PIP 47: Time Based Release Plan
- Status: Draft
- Author: Xiaolong Ran
- Pull request:
- Mailing list discussion:
This proposal is to adopt Kafka's Time Based Release Plan.
The benefits of moving to a time based release are:
- A quicker feedback cycle and users can benefit from features shipped quicker
- Predictability for contributors and users:
- Developers and reviewers can decide in advance what release they are aiming for with specific features.
- If a feature misses a release we have a good idea of when it will show up.
- Users know when to expect their features
- Transparency - There will be a published cut-off date (AKA feature freeze) for the release and people will know about it in advance. Hopefully this will remove the contention around which features make it.
- Quality - we've seen issues pop up in release candidates due to last-minute features that didn't have proper time to bake in. More time between feature freeze and release will let us test more, document more and resolve more issues.
Since nothing is ever perfect, there will be some downsides:
- Most notably, features that miss the feature-freeze date for a release will have to wait few month for the next release. Features will reach users faster overall as per benefit #1, but individual features that just miss the cut will lose out
- More releases a year mean that being a committer is more work - release management is still some headache and we'll have more of those. Hopefully we'll get better at it. Also, the committer list is growing and hopefully it will be less than once-a-year effort for each committer.
- For users, figuring out which release to use and having frequent new releases to upgrade to may be a bit confusing.
- Frequent releases mean we need to do bugfix releases for older branches. Right now we only do bugfix releases to latest release.
We decided to experiment with time based releases and see if the benefits for us as a community exceed the drawbacks. We will regularly iterate to improve our release process with the goal of having a community of happy developers and users as well as regular high-quality releases.
How will Apache Pulsar development process look like?
At this stage we are planning to make a release every 3 month.
A month before the release date, the release manager will cut branches and also publish (preferably on the wiki) a list of features that will be included in the release (these will typically be PIPs, but not always). We will leave another week for "minor" features to get in (see below for definitions), but at this point we will start efforts to stabilize the release branch and contribute mostly tests and fixes. Two weeks after branch cutting, we will announce code-freeze and start rolling out RCs, after which only fixes for blocking bugs will be merged.
- Major Feature - Feature that takes more than 2 weeks to develop and stabilize. Requires more than one PR to complete the feature.
- Minor Feature - Feature that takes less than 2 weeks to develop and stabilize. Requires mostly one PR to complete the feature.
- Stabilization - This phase would involve writing incremental system tests for features and fixing any bugs identified in the checked in feature.

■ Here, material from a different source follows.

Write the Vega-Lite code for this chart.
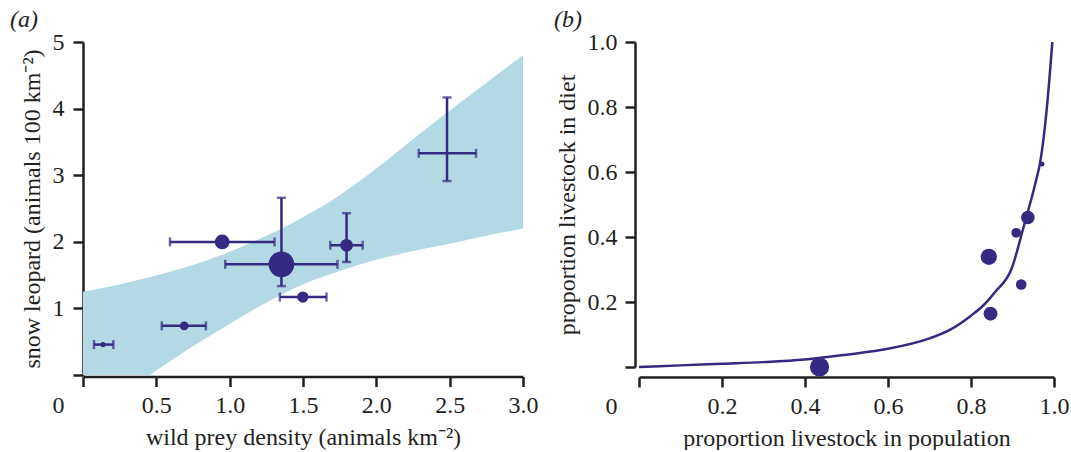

- Feature Freeze - Major features should have only stabilization remaining. Minor features should have a PR in progress that can be checked in by a week. A release branch will be cut at this point.
- Code Freeze - Development is stopped. Blocker bugs will be fixed after code freeze. First RC will be created at this point.
For time based release, we will strictly ensure that a release happens on a given date. For example, in the first release, we will decide to have a release by middle of October and we will stick to it. We will drop features that we think will not make it into the release at the time of feature freeze and also avoid taking on new features into the release branch. Trunk development can continue as usual and those features will be in the following release. Ideally, we would have started stabilization around this time. About two weeks before the release date, we would call for code freeze and code checkins will be allowed only if any blocker bugs are identified. In a rare scenario, we could end up with a feature that passed the feature freeze bar but still fails to complete on time. Such features will also be dropped from the release at the end to meet the release deadline.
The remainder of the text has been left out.